Now in its sixth year, the annual National Solar Jobs Census is the nation’s only comprehensive solar jobs assessment produced by The Solar Foundation and BW Research Partnership, in partnership with the GW Solar Institute. Since the first Census in 2010, solar industry employment has grown by 123 percent resulting in nearly 115,000 new US jobs. Surveying thousands of solar businesses across America, the Census found that the industry now supports over 208,000 jobs. Accounting for some additional jobs in the component and materials supply chain, as well as the industry’s induced impacts, would bring the total employment impact for the US solar industry to over 610,000 jobs. And while salaries range significantly between different solar industry occupations, the wages paid to solar workers are competitive with similar industries and offer many living-wage opportunities.

  • 2015 Solar Jobs Census
Key Take-Aways: 
  • The U.S. solar industry currently provides opportunities for nearly 209,000 solar workers in all 50 states and is creating jobs at a rate 12 times higher than employment growth in the overall economy. 
  • The vast majority of these jobs are focused on solar photovoltaic (PV) electric generation for the residential market. Solar's demand-side sectors (installation, sales and distribution, and project development) make up almost 80% of overall solar industry employment.
  • Among policies and incentives, the 2015 Census found that 78% of solar firms noted that the federal ITC considerably or somewhat increased business prospects followed by 57% for state-level renewable portfolio standards (RPS) and energy efficiency resource standards (EERS); and 56% of businesses that expect the EPA Clean Power Plan to considerably or somewhat increase business prospects
  • Trends and policies have aligned to generate a major opportunity for stronger growth. They include the:
    • Declining cost of solar power;
    • Extension of the federal Investment Tax Credit (ITC) until 2021;
    • Clean Power Plan caused reductions in power plant fossil fuels;
    • State renewable portfolio standards;
    • Other state and local incentives, and;
    • Global momentum from the Paris Summit (COP 21) on Climate Change.

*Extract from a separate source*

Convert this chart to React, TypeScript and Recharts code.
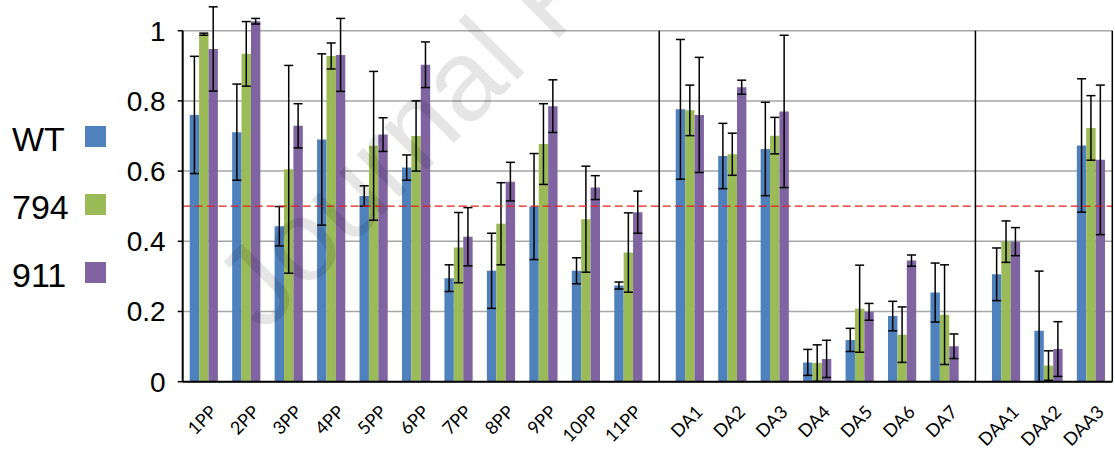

  • Yet there remain barriers that could disrupt or slow growth:
    • Continued decline in fossil fuel prices, especially natural gas;
    • Legal challenges that derail the Clean Power Plan;
    • Changes in state net metering laws that discourage distributive power generation, and;
    • Worker skill shortages.
Key Facts: 
  • In 2010, the year the Census series began, the U.S. solar industry installed 929 megawatts (MW) of solar capacity. In 2015, over 7,430 MW were installed, eight times that of 2010. 
  • Solar jobs continue to be good paying jobs, the median wage for solar designers is about $27 per hour, while the median wage for all occupations in the United States is about $17.09 per hour.
  • Eight in 10 solar installation firms report their customers are located within the state, while project developers responded that nearly 65% of their customers are “in-state”
  • Over the next 12 months, solar companies expect to add a total of 30,000 new solar workers, representing 14.7% employment growth over 2015.